Amazon takes on India giant Reliance in court fight over retailer
The legal tussle between the e-commerce giants pits two of the world’s richest men, Jeff Bezos and Mukesh Ambani, against one another.
A battle between Amazon.com Inc. and Reliance Industries Ltd. to dominate India’s $1 trillion consumer market is stoking nationalist rhetoric in a courtroom and outside, as the two companies tussle over the future of a distressed local retailer.
At the center of the case is Amazon’s efforts to block Reliance’s planned purchase of Future Group’s assets, saying the Indian retailer violated a contract by agreeing to a sale to a rival controlled by billionaire Mukesh Ambani. The Delhi High Court is now weighing if the U.S. e-commerce giant has any legal basis to object to the transaction and a ruling is expected in weeks.
The legal spat has not only revealed the intensity of the fight between two of the world’s richest men — Jeff Bezos and Ambani — but has also sparked a “foreign versus local” debate. A lawyer for Future, in his argument, painted Amazon as the “Big Brother in America” out to crush a small local company, while a retailer lobby group declared its “support to Indian company Future Group in its fight against Foreign Amazon.”
For its part, Amazon wants Indian courts and regulators to enforce a business contract in what it views as a commercial dispute. If Future is allowed to renege on its contract with Amazon, it may signal to global investors that investments in India are risky, the U.S. company alleges. That is an inconvenient image at a time when Prime Minister Narendra Modi needs foreign investment to create jobs and reboot an economy pummeled by the pandemic.
The stakes are high for both Amazon and Reliance. Securing Future’s assets will give Reliance, already India’s biggest retailer, an unparalleled edge in a market where most of the consumers still prefer shopping in stores. That’s an advantage Amazon is not willing to cede. Nor is Amazon willing to be upstaged by nationalistic arguments after losing ground to home-grown rivals in China. India, with its billion-plus consumers, is effectively the last big growth frontier.

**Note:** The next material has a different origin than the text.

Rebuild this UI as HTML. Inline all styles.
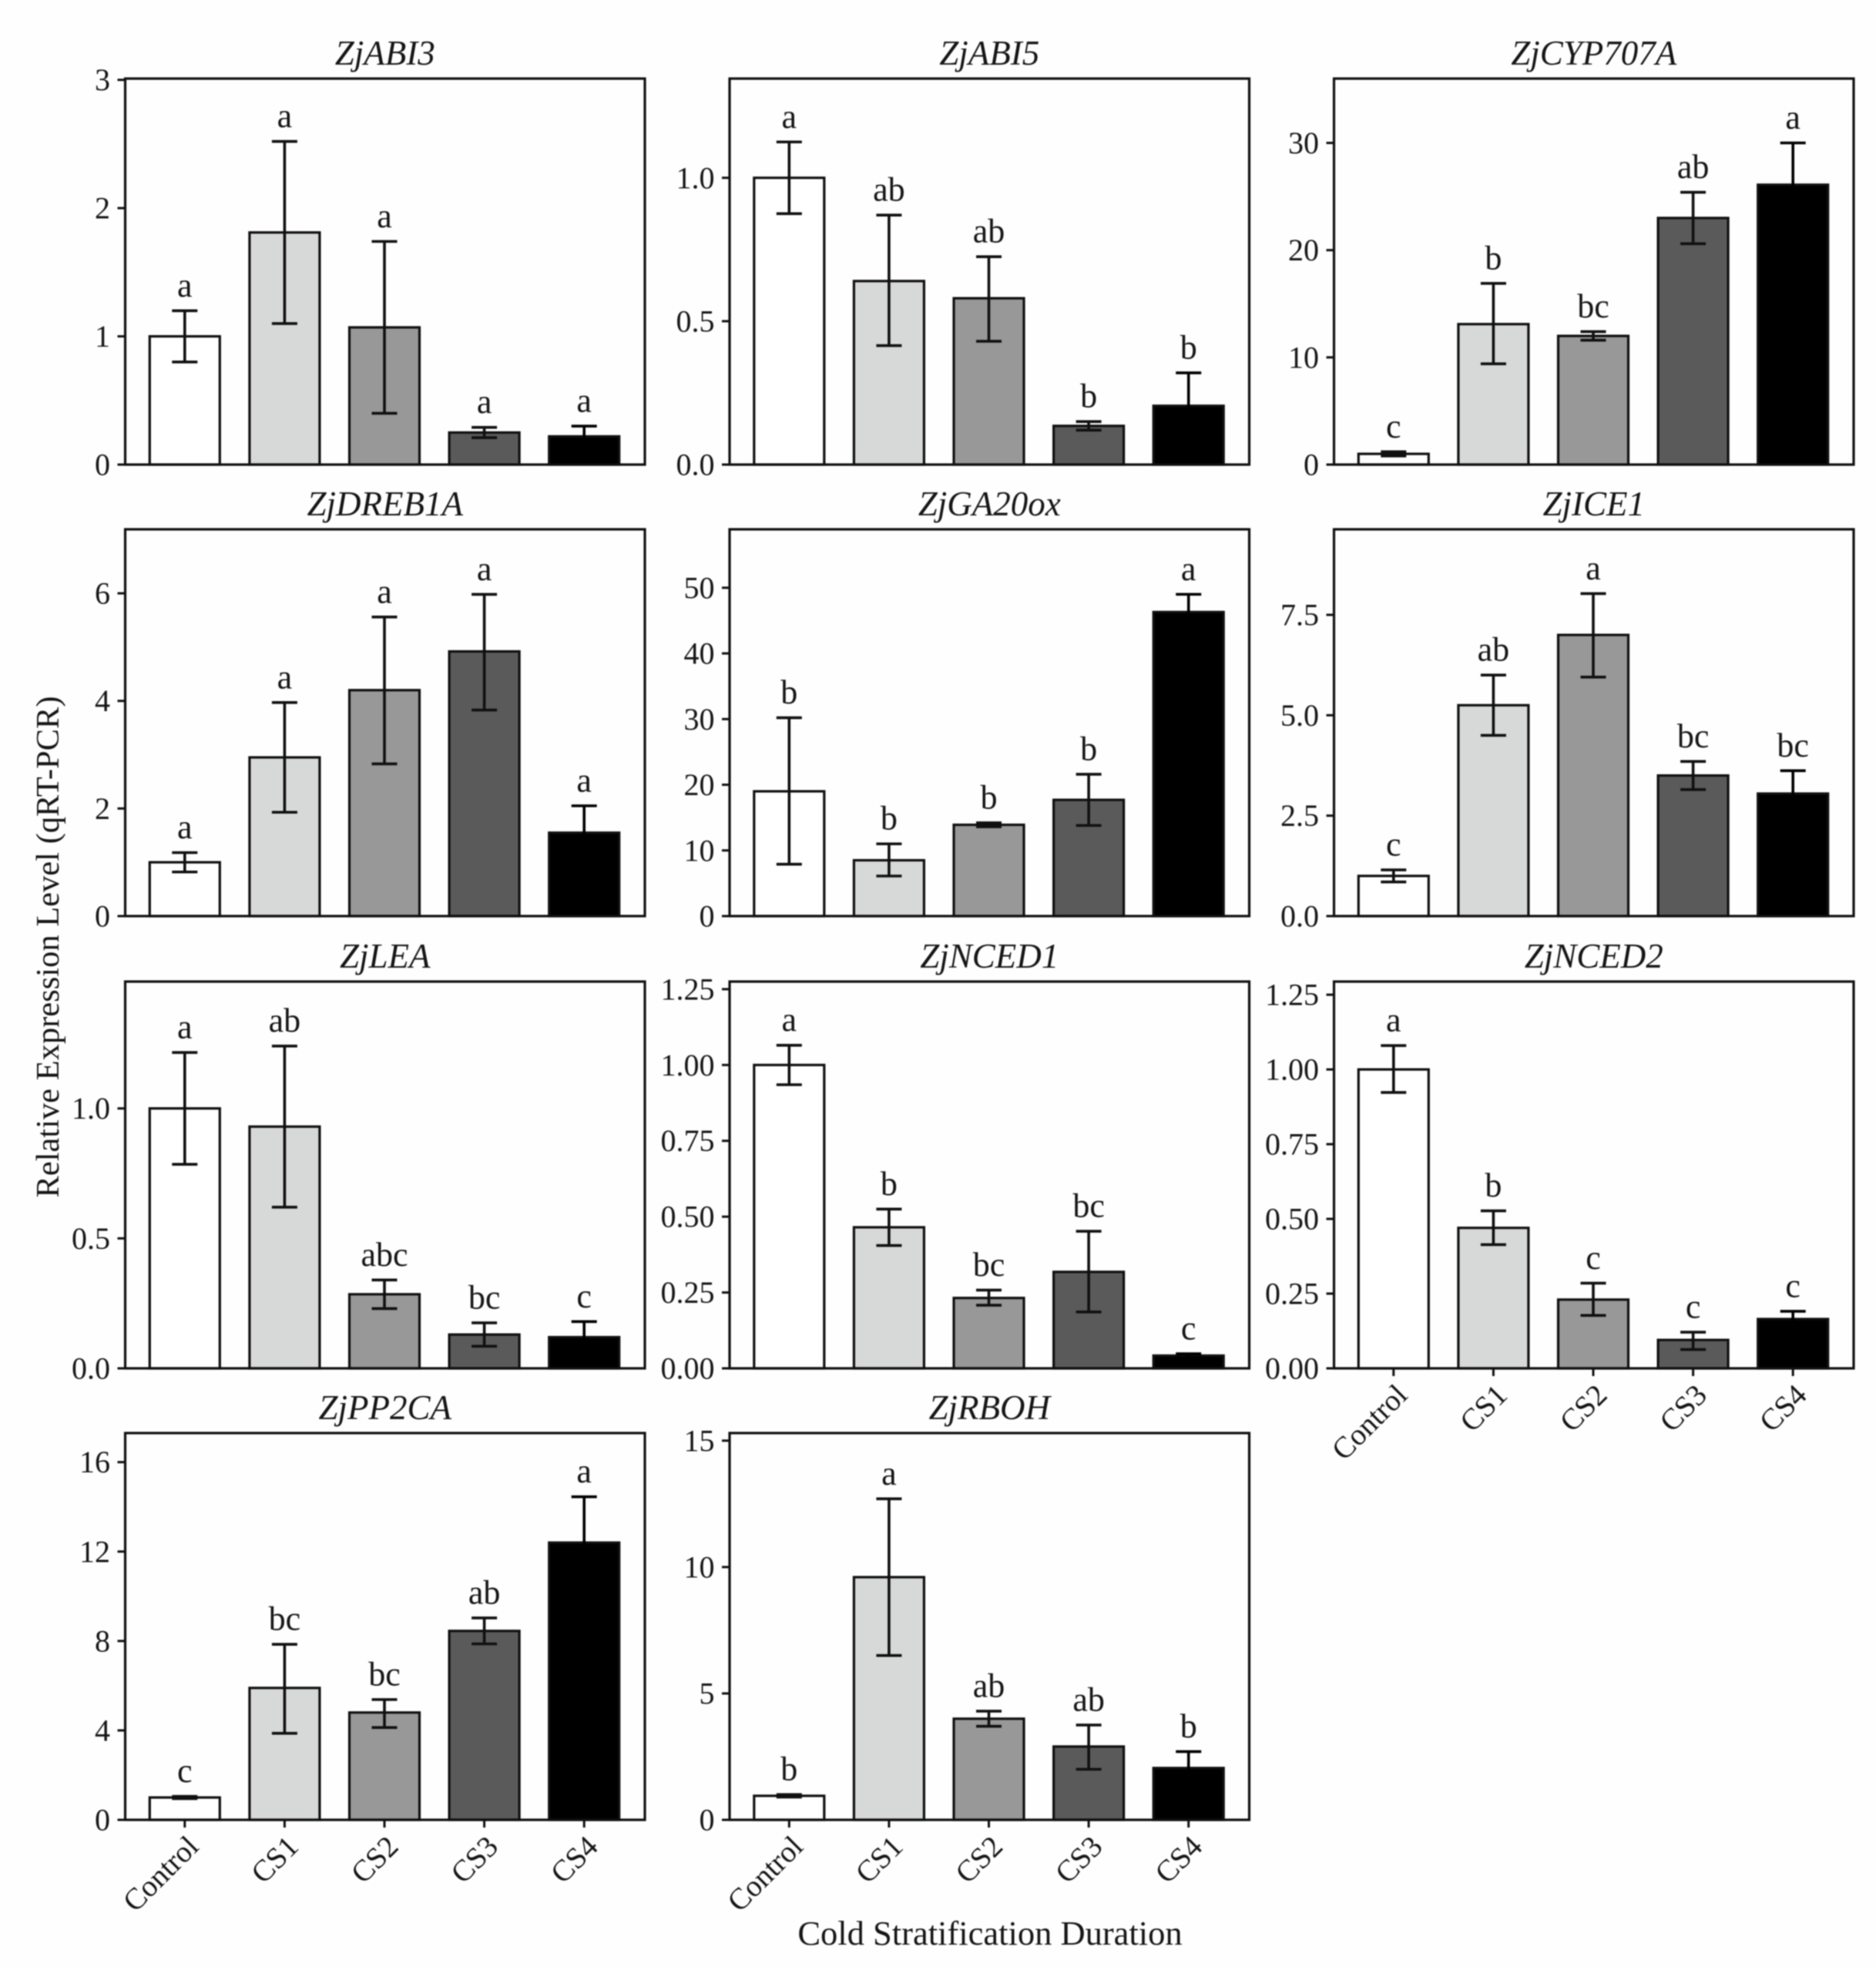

Ambani, 63, has been playing the nationalist card as well. The tycoon, who’s been warning against data colonization since 2018, often presents Reliance as a homegrown champion and its telecommunications, retail and digital ventures as nation-building initiatives.
Vocal for Local
This week, Reliance Retail introduced the “Indie” and “Swadesh” — meaning from one’s own country — taglines on its e-commerce websites to promote indigenous handicrafts and textiles, dovetailing with Modi’s call to be “Vocal for Local.” In a key May speech, Modi mentioned “self-reliance” at least 17 times during a 33-minute address to the nation.
In August, Reliance announced the $3.4 billion purchase of the indebted Future Group that was straining under a severe cash crunch triggered by the coronavirus-led slump. Amazon, which holds a 49% stake in an unlisted Future Group entity, objected to this transaction and secured an order from a Singapore arbitration court that temporarily put the asset sale on hold. Future petitioned against this freeze-order in the Delhi High Court.
East India Co.
Harish Salve, the celebrity lawyer representing listed Future Retail Ltd., told the court that Amazon was behaving “like the East India Company of the 21st century.” Amazon’s stand is “either you do business with me or you shut down,” he said, stressing that an aborted asset sale deal will lead to thousands of job losses and bankruptcy.
The East India Company — formed by a group of British merchants who arrived in India in the 17th century to trade in spices and ended up colonizing the country for centuries — has been an unpleasant memory in Indian history. This emotive reference marks the latest Indian versus outsider dispute this year that also saw Google face pushback from Indian startups and over 200 apps from Chinese technology companies being banned following a military clash along the Indo-China border.
“Amazon has no investment in Future Retail,” Salve said in court. “Reliance wants to buy, but I have to ask Big Brother in America?” he said, asking if an overseas firm should be allowed to control an Indian company’s business dealings.
$6.5 Billion
Amazon’s lawyer Gopal Subramanium, India’s former attorney general, countered that the American e-tailer was no Big Brother or East India Company and had in fact introduced Future Retail to a prospective investor to ease its distress. Amazon has created thousands of jobs and invested $6.5 billion in India so far, he said.
Reliance’s lawyer has argued that the Singapore arbitration tribunal’s emergency order halting the transaction isn’t recognized by Indian law and the deal is crucial to save the retailer from collapse.
These arguments in court were prompted by a Future Group legal petition after Amazon had written to India’s market and antitrust regulators apprising them of the Singapore arbitration order of an interim stay.
Amazon suffered its first setback in the case last week, when the antitrust regulator, Competition Commission of India, approved the Reliance-Future deal. Earlier, Reliance said it intends to complete the transaction “without any delay.”